*Task brief:*
Starting at the line containing "Reproduce this chart with Plotly." and ending at the line containing "import plotly.graph_objects as go", reproduce each line exactly as written, with both end lines included and all pictures omitted.
══ Provided records ══
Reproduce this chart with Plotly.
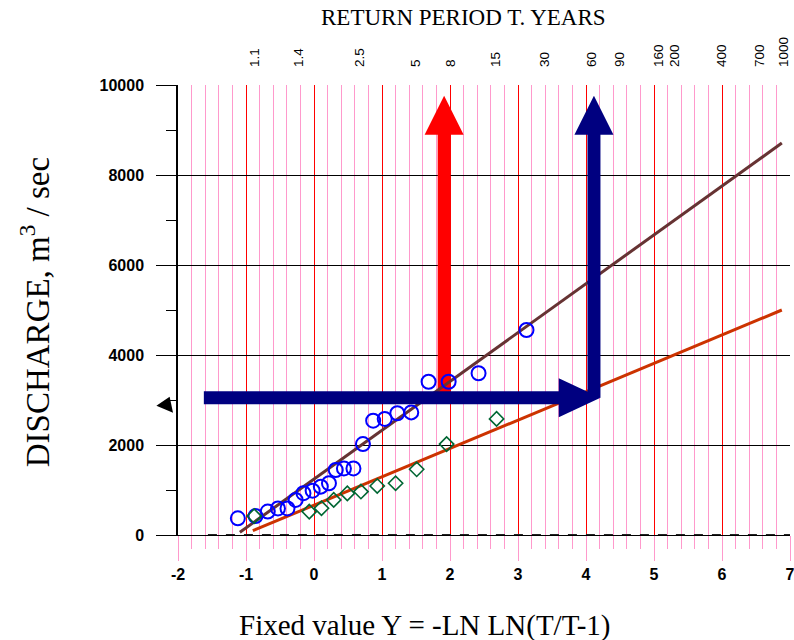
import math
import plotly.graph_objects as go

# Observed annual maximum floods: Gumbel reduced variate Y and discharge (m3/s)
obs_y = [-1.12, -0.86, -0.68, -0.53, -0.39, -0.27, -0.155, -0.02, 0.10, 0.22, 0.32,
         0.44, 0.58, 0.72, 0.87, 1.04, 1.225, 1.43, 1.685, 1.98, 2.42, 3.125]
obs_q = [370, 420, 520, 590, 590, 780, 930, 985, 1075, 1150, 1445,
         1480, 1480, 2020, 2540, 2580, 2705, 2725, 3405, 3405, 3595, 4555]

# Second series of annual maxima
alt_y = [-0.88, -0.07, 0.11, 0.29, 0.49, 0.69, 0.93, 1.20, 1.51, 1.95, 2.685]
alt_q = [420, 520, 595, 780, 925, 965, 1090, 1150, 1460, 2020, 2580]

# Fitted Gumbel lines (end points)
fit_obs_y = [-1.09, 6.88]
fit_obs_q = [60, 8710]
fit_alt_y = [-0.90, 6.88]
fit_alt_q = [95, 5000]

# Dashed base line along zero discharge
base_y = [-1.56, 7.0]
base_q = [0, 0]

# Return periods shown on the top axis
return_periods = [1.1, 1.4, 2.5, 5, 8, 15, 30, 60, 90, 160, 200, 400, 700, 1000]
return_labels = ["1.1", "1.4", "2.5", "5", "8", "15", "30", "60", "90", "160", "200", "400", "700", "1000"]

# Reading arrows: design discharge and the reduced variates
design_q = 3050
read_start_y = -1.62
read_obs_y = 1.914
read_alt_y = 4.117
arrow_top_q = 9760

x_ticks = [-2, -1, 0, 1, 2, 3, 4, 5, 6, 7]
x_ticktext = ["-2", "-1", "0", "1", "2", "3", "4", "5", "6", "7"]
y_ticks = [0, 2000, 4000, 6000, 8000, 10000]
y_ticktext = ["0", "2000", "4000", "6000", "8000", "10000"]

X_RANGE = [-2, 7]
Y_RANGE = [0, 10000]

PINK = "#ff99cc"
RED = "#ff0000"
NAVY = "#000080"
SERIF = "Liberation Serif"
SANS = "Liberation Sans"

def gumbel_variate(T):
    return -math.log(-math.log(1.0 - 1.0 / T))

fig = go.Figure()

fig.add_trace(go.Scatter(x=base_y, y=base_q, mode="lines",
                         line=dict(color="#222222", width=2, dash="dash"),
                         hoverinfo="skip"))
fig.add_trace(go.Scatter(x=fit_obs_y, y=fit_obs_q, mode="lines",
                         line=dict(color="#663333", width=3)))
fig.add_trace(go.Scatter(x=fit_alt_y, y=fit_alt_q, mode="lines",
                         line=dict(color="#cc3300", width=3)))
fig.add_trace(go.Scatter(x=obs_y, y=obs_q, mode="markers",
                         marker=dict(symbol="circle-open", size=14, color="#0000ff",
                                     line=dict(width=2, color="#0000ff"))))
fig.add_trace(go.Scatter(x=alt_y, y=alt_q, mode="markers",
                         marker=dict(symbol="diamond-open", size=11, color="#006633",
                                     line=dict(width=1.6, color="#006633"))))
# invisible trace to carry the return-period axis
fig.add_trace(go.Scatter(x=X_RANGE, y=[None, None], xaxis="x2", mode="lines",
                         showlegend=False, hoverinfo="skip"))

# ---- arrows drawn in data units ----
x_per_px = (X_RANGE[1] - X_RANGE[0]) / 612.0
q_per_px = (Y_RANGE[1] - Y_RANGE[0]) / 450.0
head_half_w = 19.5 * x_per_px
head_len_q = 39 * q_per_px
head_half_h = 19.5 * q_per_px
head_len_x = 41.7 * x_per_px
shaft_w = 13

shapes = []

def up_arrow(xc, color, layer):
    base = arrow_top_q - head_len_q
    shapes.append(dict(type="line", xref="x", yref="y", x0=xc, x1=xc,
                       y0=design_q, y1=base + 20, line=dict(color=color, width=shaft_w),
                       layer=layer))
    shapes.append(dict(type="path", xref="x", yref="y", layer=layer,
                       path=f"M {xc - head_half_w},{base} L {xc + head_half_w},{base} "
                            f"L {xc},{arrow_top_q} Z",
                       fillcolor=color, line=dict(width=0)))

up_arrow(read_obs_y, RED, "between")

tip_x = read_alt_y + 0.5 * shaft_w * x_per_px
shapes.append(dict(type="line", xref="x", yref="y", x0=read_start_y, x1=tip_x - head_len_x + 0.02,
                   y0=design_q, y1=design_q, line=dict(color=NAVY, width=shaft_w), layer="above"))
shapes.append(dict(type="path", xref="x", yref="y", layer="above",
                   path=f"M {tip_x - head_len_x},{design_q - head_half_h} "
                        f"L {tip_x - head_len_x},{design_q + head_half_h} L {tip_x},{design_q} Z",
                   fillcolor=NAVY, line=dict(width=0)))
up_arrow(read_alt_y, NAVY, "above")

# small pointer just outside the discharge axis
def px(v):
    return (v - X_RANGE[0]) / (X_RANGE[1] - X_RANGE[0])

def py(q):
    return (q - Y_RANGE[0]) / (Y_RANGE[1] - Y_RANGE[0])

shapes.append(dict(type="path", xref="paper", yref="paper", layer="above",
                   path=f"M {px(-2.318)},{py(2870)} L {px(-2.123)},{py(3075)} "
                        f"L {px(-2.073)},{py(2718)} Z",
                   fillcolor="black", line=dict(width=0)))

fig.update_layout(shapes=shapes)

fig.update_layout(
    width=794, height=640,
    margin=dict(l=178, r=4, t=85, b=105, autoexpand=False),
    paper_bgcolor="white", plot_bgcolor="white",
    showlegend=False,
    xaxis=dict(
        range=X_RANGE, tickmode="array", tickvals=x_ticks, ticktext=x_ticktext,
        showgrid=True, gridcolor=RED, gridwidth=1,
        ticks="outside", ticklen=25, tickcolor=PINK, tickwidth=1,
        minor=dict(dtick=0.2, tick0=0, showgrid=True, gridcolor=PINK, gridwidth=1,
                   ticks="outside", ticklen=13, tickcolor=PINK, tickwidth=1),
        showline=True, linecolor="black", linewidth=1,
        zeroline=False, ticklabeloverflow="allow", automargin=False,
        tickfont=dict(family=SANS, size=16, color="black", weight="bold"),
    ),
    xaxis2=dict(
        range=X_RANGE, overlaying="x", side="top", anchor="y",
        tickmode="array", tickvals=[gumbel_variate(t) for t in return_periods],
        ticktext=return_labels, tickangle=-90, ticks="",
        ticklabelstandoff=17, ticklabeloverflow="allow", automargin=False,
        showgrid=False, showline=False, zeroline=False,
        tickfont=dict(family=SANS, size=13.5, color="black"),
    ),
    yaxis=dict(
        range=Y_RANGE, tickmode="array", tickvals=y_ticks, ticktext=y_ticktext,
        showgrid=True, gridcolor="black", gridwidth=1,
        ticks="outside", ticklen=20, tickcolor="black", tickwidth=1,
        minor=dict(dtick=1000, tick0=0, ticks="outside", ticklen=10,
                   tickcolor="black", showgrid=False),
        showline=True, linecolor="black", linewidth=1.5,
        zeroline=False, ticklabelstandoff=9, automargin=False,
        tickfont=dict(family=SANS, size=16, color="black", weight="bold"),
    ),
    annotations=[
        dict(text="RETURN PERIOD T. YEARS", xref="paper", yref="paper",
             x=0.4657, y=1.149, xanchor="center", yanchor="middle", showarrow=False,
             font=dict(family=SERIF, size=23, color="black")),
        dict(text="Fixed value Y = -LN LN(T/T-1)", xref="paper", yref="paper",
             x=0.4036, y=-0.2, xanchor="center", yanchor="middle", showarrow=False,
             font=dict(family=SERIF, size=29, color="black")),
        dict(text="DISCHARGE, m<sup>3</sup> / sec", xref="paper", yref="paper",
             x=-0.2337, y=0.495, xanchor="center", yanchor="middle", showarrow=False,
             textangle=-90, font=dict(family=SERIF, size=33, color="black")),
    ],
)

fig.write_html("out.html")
═══
══ Provided records ══
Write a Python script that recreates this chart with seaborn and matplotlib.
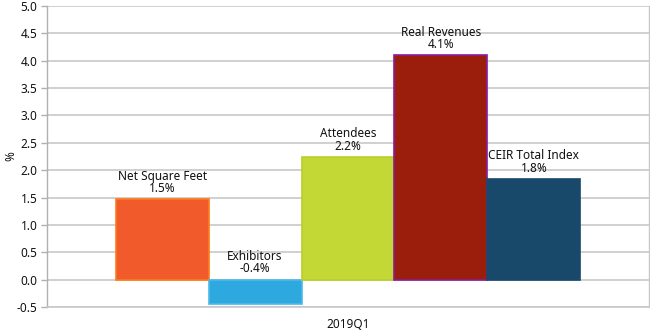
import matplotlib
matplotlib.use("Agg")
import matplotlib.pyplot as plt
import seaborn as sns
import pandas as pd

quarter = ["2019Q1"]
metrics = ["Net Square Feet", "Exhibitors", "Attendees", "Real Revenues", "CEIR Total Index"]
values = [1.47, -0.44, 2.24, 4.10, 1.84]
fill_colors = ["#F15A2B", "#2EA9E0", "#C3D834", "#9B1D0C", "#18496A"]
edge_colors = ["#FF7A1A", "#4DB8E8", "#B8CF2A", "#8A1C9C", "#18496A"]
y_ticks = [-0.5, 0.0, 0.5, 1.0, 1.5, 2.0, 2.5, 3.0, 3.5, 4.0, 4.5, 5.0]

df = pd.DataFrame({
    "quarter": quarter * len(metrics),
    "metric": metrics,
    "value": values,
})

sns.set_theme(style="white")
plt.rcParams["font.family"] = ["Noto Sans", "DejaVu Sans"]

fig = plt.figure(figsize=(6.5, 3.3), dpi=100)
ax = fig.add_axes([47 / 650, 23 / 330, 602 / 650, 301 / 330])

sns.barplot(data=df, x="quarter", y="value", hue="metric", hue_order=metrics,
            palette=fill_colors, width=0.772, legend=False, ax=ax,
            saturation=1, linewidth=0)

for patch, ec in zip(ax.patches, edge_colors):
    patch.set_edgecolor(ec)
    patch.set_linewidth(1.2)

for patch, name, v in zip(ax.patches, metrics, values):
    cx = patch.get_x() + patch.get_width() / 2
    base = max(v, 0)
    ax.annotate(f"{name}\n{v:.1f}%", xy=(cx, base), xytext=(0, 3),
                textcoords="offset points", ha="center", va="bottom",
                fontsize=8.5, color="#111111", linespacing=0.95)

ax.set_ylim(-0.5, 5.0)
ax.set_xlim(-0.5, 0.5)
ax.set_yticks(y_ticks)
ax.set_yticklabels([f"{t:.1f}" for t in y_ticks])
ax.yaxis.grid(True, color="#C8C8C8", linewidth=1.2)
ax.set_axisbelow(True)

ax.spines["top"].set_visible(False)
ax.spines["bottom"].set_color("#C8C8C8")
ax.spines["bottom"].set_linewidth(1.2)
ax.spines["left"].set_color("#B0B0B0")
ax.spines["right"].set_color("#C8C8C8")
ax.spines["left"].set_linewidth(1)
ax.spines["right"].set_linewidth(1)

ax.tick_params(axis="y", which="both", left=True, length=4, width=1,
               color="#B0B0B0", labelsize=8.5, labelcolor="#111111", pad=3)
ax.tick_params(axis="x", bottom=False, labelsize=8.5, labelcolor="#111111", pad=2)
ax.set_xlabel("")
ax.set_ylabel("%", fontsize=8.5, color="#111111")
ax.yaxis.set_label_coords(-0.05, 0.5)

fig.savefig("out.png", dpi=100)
═══
*Answer to the exercise:*
Reproduce this chart with Plotly.
import math
import plotly.graph_objects as go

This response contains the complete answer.